Exercise. Show that if in a groupoid both \(ab\) and \(ac\) are defined \(b^{-1}b = c^{-1}c\).

Exercise. Show that in a groupoid \((a^{-1})^{-1} = a\).

Notice that given a set \(X\), which sets of pairs of elements of \(X\) can be the domain of definition of a groupoid multiplication is only specified very indirectly by the axioms: they say things like “if the domain of definition include such and such pair it must also contain this other pair”, etc. Think of multiplication of matrices or of composition of functions. For those operations the domain of definition is more explicitly specified: two matrices \(A\) and \(B\) can be multiplied if the number of rows of \(A\) equals the number of columns of \(B\); two functions \(f\) and \(g\) can be composed when the domain of \(f\) equals the codomain of \(g\). It turns out that the domain of the multiplication of any groupoid can be described in that way, that is, for any groupoid there is a notion of source and target of an element so that \(ab\) is defined if and only if the target of \(b\) equals the source of \(a\). Once these sources and targets are given we are very close to defining a category, so let’s just do that:

Second definition of groupoid. A groupoid is a category where all the morphisms are invertible, and,

Definition of category. A category \(\mathcal{C}\) consists of

1. a collection of objects,
2. for every pair of objects \(X\) and \(Y\), a collection of morphisms with source \(X\) and target \(Y\), and
3. a composition operation \(g \circ f\) on morphisms that is defined for any pair of morphisms \(f\) and \(g\) where \(f : X \to Y\) and \(g : Y \to Z\).
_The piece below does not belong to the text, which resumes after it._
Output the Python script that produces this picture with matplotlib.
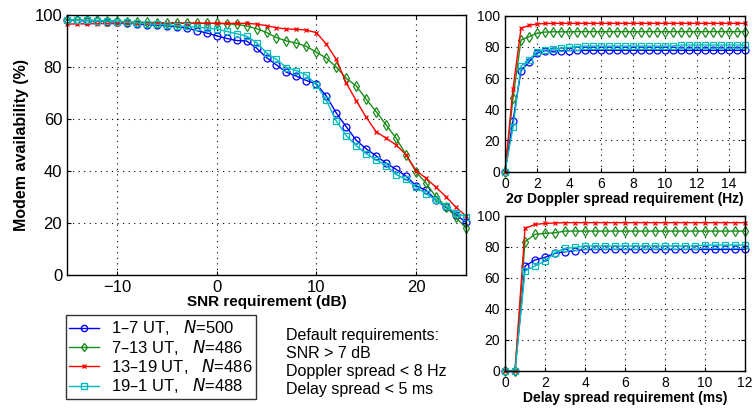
import matplotlib
matplotlib.use('Agg')
import matplotlib.pyplot as plt
from matplotlib.lines import Line2D
import numpy as np

plt.rcParams['font.family'] = ['Liberation Sans', 'DejaVu Sans']

labels = ['1\u20137 UT,   $\\it{N}$=500', '7\u201313 UT,   $\\it{N}$=486',
          '13\u201319 UT,   $\\it{N}$=486', '19\u20131 UT,   $\\it{N}$=488']
colors = ['#0000ff', '#1a8c1a', '#ff0000', '#00bcbc']
markers = ['o', 'd', 'x', 's']

# SNR requirement (dB), 1 dB steps
snr = np.arange(-15, 26)
snr_avail = [
    [98.0, 97.9, 97.8, 97.7, 97.5, 97.3, 97.0, 96.6, 96.3, 96.1, 95.9, 95.5, 95.0, 94.0,
     93.1, 92.0, 91.0, 90.2, 90.0, 87.3, 83.6, 80.8, 78.0, 76.5, 74.8, 73.5, 68.8, 62.3,
     57.0, 51.8, 48.5, 45.8, 43.0, 40.6, 38.0, 34.3, 32.6, 28.8, 26.0, 23.2, 20.2],
    [98.2, 98.1, 98.0, 97.9, 97.8, 97.6, 97.4, 97.3, 97.2, 97.1, 97.0, 97.0, 96.9, 96.9,
     96.8, 96.8, 96.6, 96.4, 95.8, 94.7, 93.3, 91.3, 90.0, 89.2, 87.9, 85.7, 83.4, 80.0,
     75.6, 72.7, 67.6, 62.8, 57.7, 52.6, 46.2, 39.6, 35.3, 30.0, 26.3, 22.2, 18.0],
    [96.5, 96.6, 96.6, 96.7, 96.7, 96.7, 96.8, 96.8, 96.8, 96.8, 96.8, 96.8, 96.8, 96.8,
     96.8, 96.8, 96.8, 96.8, 96.8, 96.5, 95.9, 95.1, 94.6, 94.5, 94.2, 93.2, 88.8, 82.9,
     73.8, 67.0, 60.6, 55.1, 52.6, 50.0, 46.2, 40.1, 37.2, 33.7, 30.1, 26.0, 22.7],
    [98.1, 98.0, 97.9, 97.8, 97.7, 97.5, 97.2, 96.9, 96.6, 96.4, 96.2, 95.9, 95.6, 95.3,
     95.0, 94.6, 93.7, 92.8, 91.9, 89.4, 85.4, 82.9, 79.8, 78.6, 76.9, 73.2, 67.2, 59.2,
     53.6, 49.7, 46.6, 44.3, 42.1, 38.6, 36.8, 33.7, 31.3, 28.7, 26.5, 23.8, 22.5],
]

# 2 sigma Doppler spread requirement (Hz), 0.5 Hz steps
doppler = np.arange(0, 15.01, 0.5)
dop_avail = [
    [0, 32.7, 64.7, 70.5, 75.9, 77.6, 77.2, 77.5, 77.6, 77.7, 77.7, 77.8, 77.8, 77.8, 77.8,
     77.8, 77.8, 77.8, 77.8, 77.8, 77.8, 77.8, 77.8, 77.8, 77.8, 77.8, 77.8, 77.8, 77.8,
     77.8, 77.8],
    [0, 47.4, 84.4, 86.5, 88.7, 89.5, 89.7, 89.7, 89.7, 89.8, 89.8, 89.8, 89.8, 89.8, 89.8,
     89.8, 89.8, 89.8, 89.8, 89.8, 89.8, 89.8, 89.8, 89.8, 89.8, 89.8, 89.8, 89.8, 89.8,
     89.8, 89.8],
    [0, 53.0, 91.9, 93.8, 94.7, 95.0, 95.1, 95.1, 95.1, 95.1, 95.1, 95.1, 95.1, 95.1, 95.1,
     95.1, 95.1, 95.1, 95.1, 95.1, 95.1, 95.1, 95.1, 95.1, 95.1, 95.1, 95.1, 95.1, 95.1,
     95.1, 95.1],
    [0, 28.4, 67.7, 71.6, 76.9, 78.0, 78.6, 79.2, 79.7, 80.0, 80.5, 80.5, 80.5, 80.5, 80.5,
     80.5, 80.5, 80.5, 80.5, 80.5, 80.5, 80.6, 81.2, 81.2, 81.2, 81.2, 81.2, 81.2, 81.2,
     81.2, 81.2],
]

# Delay spread requirement (ms), 0.5 ms steps
delay = np.arange(0, 12.01, 0.5)
del_avail = [
    [0, 0, 67.6, 71.5, 73.2, 75.8, 76.8, 77.5, 78.3, 78.3, 78.3, 78.3, 78.3, 78.3, 78.3,
     78.3, 78.3, 78.3, 78.3, 78.3, 78.3, 78.3, 78.3, 78.3, 78.3],
    [0, 0, 83.3, 88.0, 88.6, 89.0, 90.1, 90.1, 90.1, 90.1, 90.1, 90.1, 90.1, 90.1, 90.1,
     90.1, 90.1, 90.1, 90.1, 90.1, 90.1, 90.1, 90.1, 90.1, 90.1],
    [0, 0, 91.8, 94.4, 95.0, 95.3, 95.5, 95.5, 95.5, 95.5, 95.5, 95.5, 95.5, 95.5, 95.5,
     95.5, 95.5, 95.5, 95.5, 95.5, 95.5, 95.5, 95.5, 95.5, 95.5],
    [0, 0, 64.4, 67.6, 70.8, 76.2, 79.0, 79.6, 80.5, 80.5, 80.5, 80.5, 80.5, 80.5, 80.5,
     80.5, 80.5, 80.5, 80.5, 80.5, 81.1, 81.1, 81.1, 81.1, 81.1],
]

msize = {'o': 5, 'd': 5, 'x': 3.5, 's': 4.5}


def style_axes(ax, fs):
    ax.grid(True, color='black', linestyle=(0, (1, 4)), linewidth=0.8)
    ax.tick_params(direction='in', length=3, labelsize=fs, top=True, right=True)
    for s in ax.spines.values():
        s.set_linewidth(1.0)


def draw(ax, x, ys):
    for y, c, m in zip(ys, colors, markers):
        ax.plot(x, y, color=c, marker=m, markersize=msize[m], markerfacecolor='none',
                markeredgewidth=0.9, linewidth=1.0, clip_on=False)


fig = plt.figure(figsize=(7.52, 4.12), dpi=100)

ax = fig.add_axes([67 / 752, 1 - 275 / 412, 399 / 752, 260 / 412])
draw(ax, snr, snr_avail)
ax.set_xlim(-15, 25)
ax.set_ylim(0, 100)
ax.set_xticks([-10, 0, 10, 20])
ax.set_yticks(range(0, 101, 20))
style_axes(ax, 12)
ax.set_xlabel('SNR requirement (dB)', fontsize=11, fontweight='bold', labelpad=0)
ax.set_ylabel('Modem availability (%)', fontsize=11.5, fontweight='bold', labelpad=4)

ax2 = fig.add_axes([505 / 752, 1 - 171.7 / 412, 240 / 752, 156 / 412])
draw(ax2, doppler, dop_avail)
ax2.set_xlim(0, 15)
ax2.set_ylim(0, 100)
ax2.set_xticks(range(0, 15, 2))
ax2.set_yticks(range(0, 101, 20))
style_axes(ax2, 10)
ax2.set_xlabel('2\u03c3 Doppler spread requirement (Hz)', fontsize=10, fontweight='bold',
               labelpad=1)

ax3 = fig.add_axes([505 / 752, 1 - 371 / 412, 240 / 752, 155.3 / 412])
draw(ax3, delay, del_avail)
ax3.set_xlim(0, 12)
ax3.set_ylim(0, 100)
ax3.set_xticks(range(0, 13, 2))
ax3.set_yticks(range(0, 101, 20))
style_axes(ax3, 10)
ax3.set_xlabel('Delay spread requirement (ms)', fontsize=10, fontweight='bold', labelpad=1)

handles = [Line2D([0], [0], color=c, marker=m, markersize=msize[m] - 0.5,
                  markerfacecolor='none', linewidth=1.0) for c, m in zip(colors, markers)]
leg = fig.legend(handles, labels, loc='upper left', bbox_to_anchor=(66 / 752, 1 - 315 / 412),
                 fontsize=12, frameon=True, fancybox=False, edgecolor='black',
                 handlelength=1.8, handletextpad=0.7, labelspacing=0.02, borderpad=0.2,
                 borderaxespad=0)
leg.get_frame().set_linewidth(1.0)

fig.text(286 / 752, 1 - 328 / 412,
         'Default requirements:\nSNR > 7 dB\nDoppler spread < 8 Hz\nDelay spread < 5 ms',
         fontsize=11.5, va='top', ha='left', linespacing=1.24)

fig.savefig('out.png', dpi=100)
So just like a groupoid is a group but with a partially defined composition, a category is a monoid but with a partially defined composition, i.e., a category is what a “monoidoid” would be if that were a word.

Exercise. Prove that the two definitions are equivalent. This is easy but a little long and was sketched in class. First of all, let’s figure out what we mean by this equivalence: it means that any groupoid according to the first definition can be regarded as the collection of morphisms of a category with invertible morphisms, and that given any category with all morphisms inverible, it’s morphisms (more precisely, the disjointified union of its morphism collections \(\hom_C(X,Y)\)) form a groupoid according to the first definition. The second statement is clear, to prove the first you just need to do the following: given a groupoid according to the first definition, define for it objects, and sources and targets of elements and prove that \(ab\) is defined if and only if \(\text{source}(a) = \text{target}(b)\). (Very briefly explain why this is enough.) We saw two methods for doing this:

Method 1. Define \(\text{source}(a) = \{ b : ab\ \text{is defined}\}\), and \(\text{target}(a) = \text{source}(a^{-1})\).
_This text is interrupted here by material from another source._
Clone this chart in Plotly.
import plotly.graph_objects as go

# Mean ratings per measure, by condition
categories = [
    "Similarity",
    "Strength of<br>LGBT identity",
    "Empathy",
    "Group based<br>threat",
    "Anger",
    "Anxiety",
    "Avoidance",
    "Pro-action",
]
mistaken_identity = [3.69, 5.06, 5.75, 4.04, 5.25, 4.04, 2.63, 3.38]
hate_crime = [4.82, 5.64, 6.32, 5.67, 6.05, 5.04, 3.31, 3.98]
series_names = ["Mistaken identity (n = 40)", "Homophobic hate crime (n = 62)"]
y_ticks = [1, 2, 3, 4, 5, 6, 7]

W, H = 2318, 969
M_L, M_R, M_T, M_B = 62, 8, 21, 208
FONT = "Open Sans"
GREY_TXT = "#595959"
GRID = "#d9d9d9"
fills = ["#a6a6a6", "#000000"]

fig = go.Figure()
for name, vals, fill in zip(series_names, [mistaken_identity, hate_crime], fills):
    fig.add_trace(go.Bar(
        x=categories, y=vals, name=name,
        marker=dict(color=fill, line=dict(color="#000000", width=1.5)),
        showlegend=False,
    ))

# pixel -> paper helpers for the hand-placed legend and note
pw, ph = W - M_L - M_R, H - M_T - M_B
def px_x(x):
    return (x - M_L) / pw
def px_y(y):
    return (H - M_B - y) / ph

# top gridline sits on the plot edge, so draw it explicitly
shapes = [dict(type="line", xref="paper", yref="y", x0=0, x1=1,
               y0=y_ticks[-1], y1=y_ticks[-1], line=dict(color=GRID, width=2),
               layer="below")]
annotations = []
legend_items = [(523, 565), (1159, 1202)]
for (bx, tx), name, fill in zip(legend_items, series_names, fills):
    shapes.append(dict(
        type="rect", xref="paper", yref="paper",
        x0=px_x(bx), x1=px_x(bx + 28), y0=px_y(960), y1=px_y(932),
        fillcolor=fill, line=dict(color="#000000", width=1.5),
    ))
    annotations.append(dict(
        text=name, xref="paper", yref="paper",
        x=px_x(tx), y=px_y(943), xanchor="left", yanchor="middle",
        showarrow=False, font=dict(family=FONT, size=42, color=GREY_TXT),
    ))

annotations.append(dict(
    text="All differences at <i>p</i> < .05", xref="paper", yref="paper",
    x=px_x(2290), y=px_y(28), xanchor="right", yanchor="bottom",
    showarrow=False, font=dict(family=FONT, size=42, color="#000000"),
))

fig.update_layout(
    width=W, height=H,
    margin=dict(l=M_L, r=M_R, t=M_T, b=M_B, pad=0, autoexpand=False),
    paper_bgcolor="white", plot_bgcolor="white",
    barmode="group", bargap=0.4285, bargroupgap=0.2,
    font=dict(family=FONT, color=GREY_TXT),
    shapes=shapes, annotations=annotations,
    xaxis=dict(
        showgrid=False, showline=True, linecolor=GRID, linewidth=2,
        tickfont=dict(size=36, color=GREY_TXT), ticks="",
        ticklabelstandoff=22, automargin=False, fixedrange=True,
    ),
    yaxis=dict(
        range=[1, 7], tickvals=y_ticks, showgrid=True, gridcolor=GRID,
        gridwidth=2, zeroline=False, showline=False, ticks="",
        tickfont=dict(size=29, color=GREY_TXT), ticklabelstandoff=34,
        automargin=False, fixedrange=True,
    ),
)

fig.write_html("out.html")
Method 2. Define the objects to be the collection of identities \(\{aa^{-1}\}\) and then \(\text{source}(a) = a^{-1} a\), \(\text{target}(a) = a a^{-1}\).
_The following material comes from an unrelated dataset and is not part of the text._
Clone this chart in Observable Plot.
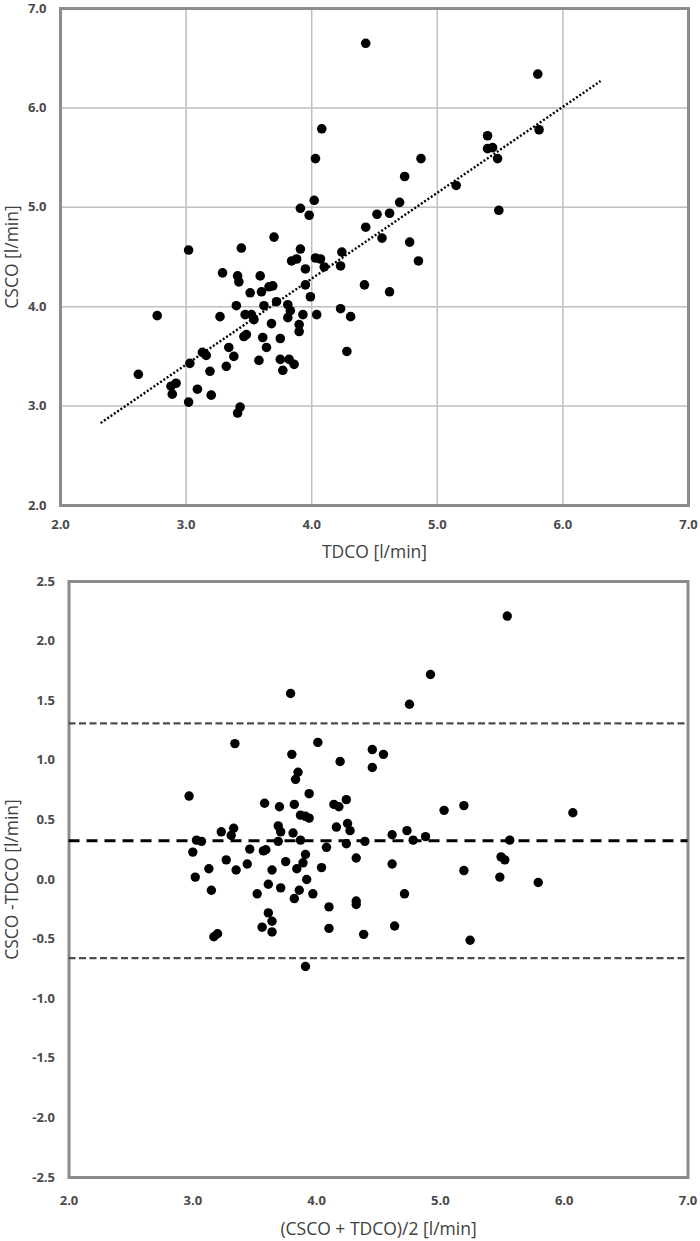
<!DOCTYPE html>
<html><head><meta charset="utf-8">
<script src="https://cdn.jsdelivr.net/npm/d3@7"></script>
<script src="https://cdn.jsdelivr.net/npm/@observablehq/plot@0.6"></script>
<style>body{margin:0;background:#fff;} #chart svg{display:block;}</style>
</head><body><div id="chart"></div>
<script>
// ---- Top panel: CSCO vs TDCO ----
const tdco = [4.43,5.80,4.08,5.40,5.40,5.44,5.48,5.81,4.03,4.87,4.74,5.15,4.02,4.70,3.91,5.49,3.98,4.52,4.62,4.43,
  4.56,3.70,4.78,3.02,3.44,3.91,4.24,3.84,3.88,4.03,4.07,4.85,4.10,4.23,3.95,3.29,3.41,3.59,3.42,4.42,
  3.95,3.66,3.69,3.51,3.60,4.62,3.99,3.72,3.40,3.62,3.81,3.83,4.23,2.77,3.27,3.47,3.52,3.54,3.81,3.93,
  4.04,4.31,3.68,3.90,3.90,3.46,3.48,3.61,3.75,3.64,3.34,4.28,3.13,3.16,3.38,3.58,3.75,3.82,3.86,3.03,
  3.32,3.19,3.77,2.62,2.88,2.92,3.09,2.89,3.20,3.02,3.43,3.41];
const csco = [6.65,6.34,5.79,5.72,5.59,5.60,5.49,5.78,5.49,5.49,5.31,5.22,5.07,5.05,4.99,4.97,4.92,4.93,4.94,4.80,
  4.69,4.70,4.65,4.57,4.59,4.58,4.55,4.46,4.48,4.49,4.48,4.46,4.40,4.41,4.38,4.34,4.31,4.31,4.25,4.22,
  4.22,4.20,4.21,4.14,4.15,4.15,4.10,4.05,4.01,4.01,4.02,3.96,3.98,3.91,3.90,3.92,3.92,3.87,3.89,3.92,
  3.92,3.90,3.83,3.82,3.75,3.70,3.72,3.69,3.68,3.59,3.59,3.55,3.54,3.51,3.50,3.46,3.47,3.47,3.42,3.43,
  3.40,3.35,3.36,3.32,3.20,3.23,3.17,3.12,3.11,3.04,2.99,2.93];
const trendX = [2.32, 6.30];
const trendY = [2.83, 6.27];
const topTicks = [2, 3, 4, 5, 6, 7];
const topXTitle = "TDCO [l/min]";
const topYTitle = "CSCO [l/min]";

// ---- Bottom panel: Bland-Altman ----
const meanCO = [5.54,4.92,3.79,4.75,3.34,4.01,3.80,4.45,4.45,4.54,4.19,3.85,3.83,2.97,3.94,
  3.58,3.70,3.82,4.14,4.18,4.24,3.87,3.91,3.94,4.16,4.25,4.27,3.69,3.71,3.81,3.33,3.31,3.23,3.03,3.07,
  3.69,3.87,4.08,4.24,4.39,3.46,3.57,3.59,3.00,3.91,3.27,3.75,4.32,3.44,3.89,3.84,3.13,3.35,3.64,4.04,
  3.02,3.92,3.15,3.61,3.71,3.86,3.82,3.52,3.97,4.10,4.32,4.32,3.61,3.64,3.56,3.64,4.10,3.17,3.20,4.38,
  5.03,5.19,6.07,4.61,4.73,4.78,4.88,5.56,4.61,5.49,5.52,5.19,5.48,5.79,4.71,4.63,5.24,3.91];
const diffCO = [2.21,1.72,1.56,1.47,1.14,1.15,1.05,1.09,0.94,1.05,0.99,0.90,0.84,0.70,0.72,
  0.64,0.61,0.63,0.63,0.61,0.67,0.54,0.53,0.515,0.44,0.47,0.41,0.45,0.40,0.39,0.43,0.37,0.40,0.33,0.32,
  0.32,0.33,0.27,0.30,0.32,0.255,0.24,0.25,0.23,0.21,0.165,0.15,0.18,0.13,0.14,0.09,0.09,0.08,0.08,0.10,
  0.02,0.00,-0.09,-0.04,-0.07,-0.09,-0.16,-0.12,-0.12,-0.23,-0.18,-0.21,-0.28,-0.35,-0.40,-0.44,-0.41,-0.48,-0.455,-0.46,
  0.58,0.62,0.56,0.375,0.41,0.33,0.36,0.33,0.13,0.19,0.165,0.075,0.02,-0.025,-0.12,-0.39,-0.51,-0.73];
const meanDiff = 0.325;
const upperLoA = 1.31;
const lowerLoA = -0.66;
const botXTicks = [2, 3, 4, 5, 6, 7];
const botYTicks = [-2.5, -2, -1.5, -1, -0.5, 0, 0.5, 1, 1.5, 2, 2.5];
const botXTitle = "(CSCO + TDCO)/2 [l/min]";
const botYTitle = "CSCO -TDCO [l/min]";

const fmt = d => d.toFixed(1);
const font = "'Open Sans', 'DejaVu Sans', sans-serif";
const tickStyle = {tickSize: 0, tickFormat: fmt, fontSize: 13, fontWeight: "bold", fill: "#4a4a4a", label: null};
const titleStyle = {text: d => d, fontSize: 17.5, fill: "#404040", textAnchor: "middle", lineAnchor: "middle"};

const topData = tdco.map((x, i) => ({x, y: csco[i]}));
const trendData = trendX.map((x, i) => ({x, y: trendY[i]}));

const topPlot = Plot.plot({
  width: 700, height: 570,
  marginTop: 8, marginBottom: 65, marginLeft: 60, marginRight: 12,
  style: {fontFamily: font, background: "#fff"},
  x: {domain: [2, 7]}, y: {domain: [2, 7]},
  marks: [
    Plot.gridX(topTicks, {stroke: "#bfbfbf", strokeOpacity: 1, strokeWidth: 1.5}),
    Plot.gridY(topTicks, {stroke: "#bfbfbf", strokeOpacity: 1, strokeWidth: 1.5}),
    Plot.frame({stroke: "#8c8c8c", strokeWidth: 3}),
    Plot.axisX(topTicks, {...tickStyle, tickPadding: 14}),
    Plot.axisY(topTicks, {...tickStyle, tickPadding: 14}),
    Plot.line(trendData, {x: "x", y: "y", stroke: "#000", strokeWidth: 2.4, strokeLinecap: "butt", strokeDasharray: "2,2"}),
    Plot.dot(topData, {x: "x", y: "y", r: 4.8, fill: "#000", stroke: null}),
    Plot.text([topXTitle], {...titleStyle, frameAnchor: "bottom", dy: 47}),
    Plot.text([topYTitle], {...titleStyle, frameAnchor: "left", dx: -48, rotate: -90})
  ]
});

const botData = meanCO.map((x, i) => ({x, y: diffCO[i]}));

const botPlot = Plot.plot({
  width: 700, height: 671,
  marginTop: 11, marginBottom: 64, marginLeft: 68.5, marginRight: 12.5,
  style: {fontFamily: font, background: "#fff"},
  x: {domain: [2, 7]}, y: {domain: [-2.5, 2.5]},
  marks: [
    Plot.frame({stroke: "#8c8c8c", strokeWidth: 3}),
    Plot.axisX(botXTicks, {...tickStyle, tickPadding: 18}),
    Plot.axisY(botYTicks, {...tickStyle, tickPadding: 14}),
    Plot.ruleY([upperLoA, lowerLoA], {stroke: "#4d4d4d", strokeWidth: 2.3, strokeDasharray: "7,3.5"}),
    Plot.ruleY([meanDiff], {stroke: "#000", strokeWidth: 3, strokeDasharray: "11,7"}),
    Plot.dot(botData, {x: "x", y: "y", r: 4.7, fill: "#000", stroke: null}),
    Plot.text([botXTitle], {...titleStyle, frameAnchor: "bottom", dy: 52}),
    Plot.text([botYTitle], {...titleStyle, frameAnchor: "left", dx: -56.5, rotate: -90})
  ]
});

document.getElementById("chart").append(topPlot, botPlot);
</script>
</body></html>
• Any group is a groupoid.
• More generally, given any collection of groups \(G_1\), \(G_2\), …, their disjoint union \(G = G_1 \sqcup G_2 \sqcup \cdots\) is a groupoid; here a pair of morphisms of \(G\) can only be composed if they come from the same \(G_i\) in which case their composition is the product they have there.
• A set can be regarded as a groupoid that only has identity morphisms; these are called discrete groupoids.
• Given a category \(\mathcal{C}\) if we keep all the objects but only the invertible morphisms we get the core of \(\mathcal{C}\).
• (One I forgot to mention in class.) An indiscrete groupoid is one where there is a unique morphism between any pair of objects, i.e., it is a category where all the objects are isomorphic to each other in a unique way.
• (Another one I forgot) A disjoint union of indiscrete groupoids is basically an equivalence relation.
• Given a group \(G\) acting on a set \(X\), we define the action groupoid of the action to have as objects the elements of \(X\), and as morphisms¹ between \(x, y\) in \(X\), all elements of \(G\) such that \(g \cdot x = y\) –where composition is just multiplication in \(G\). The action groupoid is denoted by \(X//G\).

Exercise. What is the action groupoid of the action of \(G\) on itself by left multiplication?

• The fundamental groupoid of a space! This will be the main example of groupoid for us, but I ran out of time today before introducing it.